>> start Entries provided
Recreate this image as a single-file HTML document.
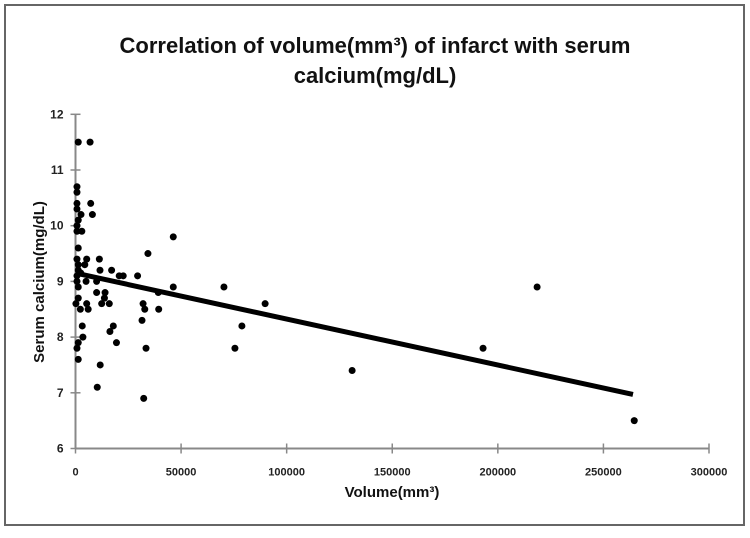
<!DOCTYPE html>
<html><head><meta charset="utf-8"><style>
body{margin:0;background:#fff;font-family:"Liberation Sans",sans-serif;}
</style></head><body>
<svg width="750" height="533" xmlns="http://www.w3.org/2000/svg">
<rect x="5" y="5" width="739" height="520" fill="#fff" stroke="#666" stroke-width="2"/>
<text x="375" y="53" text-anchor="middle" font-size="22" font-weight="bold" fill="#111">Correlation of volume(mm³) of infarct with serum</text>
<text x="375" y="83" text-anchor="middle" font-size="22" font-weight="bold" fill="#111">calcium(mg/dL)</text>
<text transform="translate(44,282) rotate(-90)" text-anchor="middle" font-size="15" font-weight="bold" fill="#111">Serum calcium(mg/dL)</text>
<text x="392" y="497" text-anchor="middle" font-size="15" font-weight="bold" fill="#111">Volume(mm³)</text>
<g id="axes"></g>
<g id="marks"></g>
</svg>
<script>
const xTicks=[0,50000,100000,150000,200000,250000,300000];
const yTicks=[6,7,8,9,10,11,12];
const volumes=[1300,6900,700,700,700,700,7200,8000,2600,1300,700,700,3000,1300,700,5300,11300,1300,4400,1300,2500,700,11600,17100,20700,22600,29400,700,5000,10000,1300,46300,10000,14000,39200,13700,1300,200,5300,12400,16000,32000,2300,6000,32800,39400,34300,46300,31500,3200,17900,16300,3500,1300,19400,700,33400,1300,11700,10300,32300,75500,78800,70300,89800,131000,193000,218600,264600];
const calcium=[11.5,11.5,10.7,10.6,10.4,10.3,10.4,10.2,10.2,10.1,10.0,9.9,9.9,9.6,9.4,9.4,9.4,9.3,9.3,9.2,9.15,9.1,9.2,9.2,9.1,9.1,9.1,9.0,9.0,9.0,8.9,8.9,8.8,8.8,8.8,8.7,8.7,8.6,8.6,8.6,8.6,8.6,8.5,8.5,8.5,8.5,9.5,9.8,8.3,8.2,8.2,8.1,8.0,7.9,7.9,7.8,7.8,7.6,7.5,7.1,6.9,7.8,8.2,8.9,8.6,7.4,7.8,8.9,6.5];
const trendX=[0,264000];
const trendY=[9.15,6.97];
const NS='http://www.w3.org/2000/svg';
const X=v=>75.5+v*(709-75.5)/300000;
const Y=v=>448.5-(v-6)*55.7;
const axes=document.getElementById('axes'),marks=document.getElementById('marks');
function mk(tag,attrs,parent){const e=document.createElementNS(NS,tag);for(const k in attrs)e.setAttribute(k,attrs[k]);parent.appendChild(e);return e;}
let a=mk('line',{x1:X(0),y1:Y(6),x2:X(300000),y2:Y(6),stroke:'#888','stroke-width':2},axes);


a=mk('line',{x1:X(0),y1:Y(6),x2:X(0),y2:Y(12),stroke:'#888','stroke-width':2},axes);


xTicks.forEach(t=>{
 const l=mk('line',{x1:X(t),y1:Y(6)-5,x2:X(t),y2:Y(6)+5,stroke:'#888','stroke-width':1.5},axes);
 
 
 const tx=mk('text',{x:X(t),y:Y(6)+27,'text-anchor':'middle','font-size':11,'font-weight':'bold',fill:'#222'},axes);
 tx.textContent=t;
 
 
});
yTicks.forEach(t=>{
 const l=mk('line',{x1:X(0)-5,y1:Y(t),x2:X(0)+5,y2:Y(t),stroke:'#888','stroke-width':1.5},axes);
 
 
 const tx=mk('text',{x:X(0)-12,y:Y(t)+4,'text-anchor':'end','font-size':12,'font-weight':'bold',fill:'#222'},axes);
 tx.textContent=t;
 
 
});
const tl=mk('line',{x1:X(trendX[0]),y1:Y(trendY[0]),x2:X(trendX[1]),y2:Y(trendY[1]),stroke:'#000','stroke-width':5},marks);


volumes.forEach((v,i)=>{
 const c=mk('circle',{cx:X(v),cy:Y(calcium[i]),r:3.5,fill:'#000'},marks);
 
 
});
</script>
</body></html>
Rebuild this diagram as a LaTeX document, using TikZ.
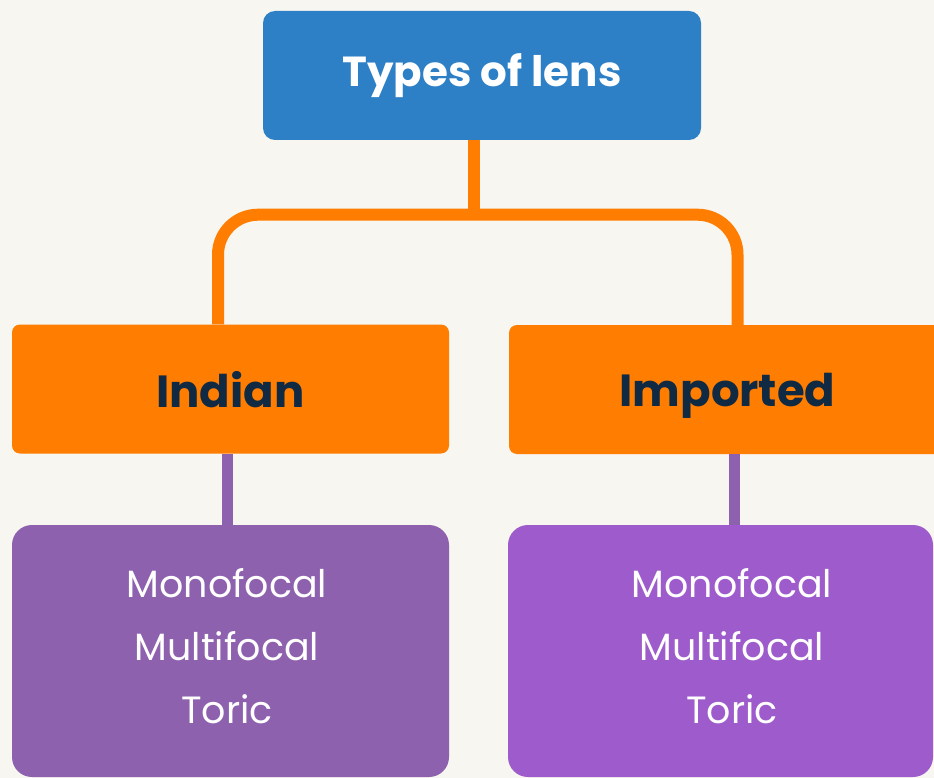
>> end Entries provided
§ Written problem
Every record must be copied exactly, with images dropped from the result.

§ Response to the exercise
Recreate this image as a single-file HTML document.
<!DOCTYPE html>
<html><head><meta charset="utf-8"><style>
body{margin:0;background:#fff;font-family:"Liberation Sans",sans-serif;}
</style></head><body>
<svg width="750" height="533" xmlns="http://www.w3.org/2000/svg">
<rect x="5" y="5" width="739" height="520" fill="#fff" stroke="#666" stroke-width="2"/>
<text x="375" y="53" text-anchor="middle" font-size="22" font-weight="bold" fill="#111">Correlation of volume(mm³) of infarct with serum</text>
<text x="375" y="83" text-anchor="middle" font-size="22" font-weight="bold" fill="#111">calcium(mg/dL)</text>
<text transform="translate(44,282) rotate(-90)" text-anchor="middle" font-size="15" font-weight="bold" fill="#111">Serum calcium(mg/dL)</text>
<text x="392" y="497" text-anchor="middle" font-size="15" font-weight="bold" fill="#111">Volume(mm³)</text>
<g id="axes"></g>
<g id="marks"></g>
</svg>
<script>
const xTicks=[0,50000,100000,150000,200000,250000,300000];
const yTicks=[6,7,8,9,10,11,12];
const volumes=[1300,6900,700,700,700,700,7200,8000,2600,1300,700,700,3000,1300,700,5300,11300,1300,4400,1300,2500,700,11600,17100,20700,22600,29400,700,5000,10000,1300,46300,10000,14000,39200,13700,1300,200,5300,12400,16000,32000,2300,6000,32800,39400,34300,46300,31500,3200,17900,16300,3500,1300,19400,700,33400,1300,11700,10300,32300,75500,78800,70300,89800,131000,193000,218600,264600];
const calcium=[11.5,11.5,10.7,10.6,10.4,10.3,10.4,10.2,10.2,10.1,10.0,9.9,9.9,9.6,9.4,9.4,9.4,9.3,9.3,9.2,9.15,9.1,9.2,9.2,9.1,9.1,9.1,9.0,9.0,9.0,8.9,8.9,8.8,8.8,8.8,8.7,8.7,8.6,8.6,8.6,8.6,8.6,8.5,8.5,8.5,8.5,9.5,9.8,8.3,8.2,8.2,8.1,8.0,7.9,7.9,7.8,7.8,7.6,7.5,7.1,6.9,7.8,8.2,8.9,8.6,7.4,7.8,8.9,6.5];
const trendX=[0,264000];
const trendY=[9.15,6.97];
const NS='http://www.w3.org/2000/svg';
const X=v=>75.5+v*(709-75.5)/300000;
const Y=v=>448.5-(v-6)*55.7;
const axes=document.getElementById('axes'),marks=document.getElementById('marks');
function mk(tag,attrs,parent){const e=document.createElementNS(NS,tag);for(const k in attrs)e.setAttribute(k,attrs[k]);parent.appendChild(e);return e;}
let a=mk('line',{x1:X(0),y1:Y(6),x2:X(300000),y2:Y(6),stroke:'#888','stroke-width':2},axes);


a=mk('line',{x1:X(0),y1:Y(6),x2:X(0),y2:Y(12),stroke:'#888','stroke-width':2},axes);


xTicks.forEach(t=>{
 const l=mk('line',{x1:X(t),y1:Y(6)-5,x2:X(t),y2:Y(6)+5,stroke:'#888','stroke-width':1.5},axes);
 
 
 const tx=mk('text',{x:X(t),y:Y(6)+27,'text-anchor':'middle','font-size':11,'font-weight':'bold',fill:'#222'},axes);
 tx.textContent=t;
 
 
});
yTicks.forEach(t=>{
 const l=mk('line',{x1:X(0)-5,y1:Y(t),x2:X(0)+5,y2:Y(t),stroke:'#888','stroke-width':1.5},axes);
 
 
 const tx=mk('text',{x:X(0)-12,y:Y(t)+4,'text-anchor':'end','font-size':12,'font-weight':'bold',fill:'#222'},axes);
 tx.textContent=t;
 
 
});
const tl=mk('line',{x1:X(trendX[0]),y1:Y(trendY[0]),x2:X(trendX[1]),y2:Y(trendY[1]),stroke:'#000','stroke-width':5},marks);


volumes.forEach((v,i)=>{
 const c=mk('circle',{cx:X(v),cy:Y(calcium[i]),r:3.5,fill:'#000'},marks);
 
 
});
</script>
</body></html>
Rebuild this diagram as a LaTeX document, using TikZ.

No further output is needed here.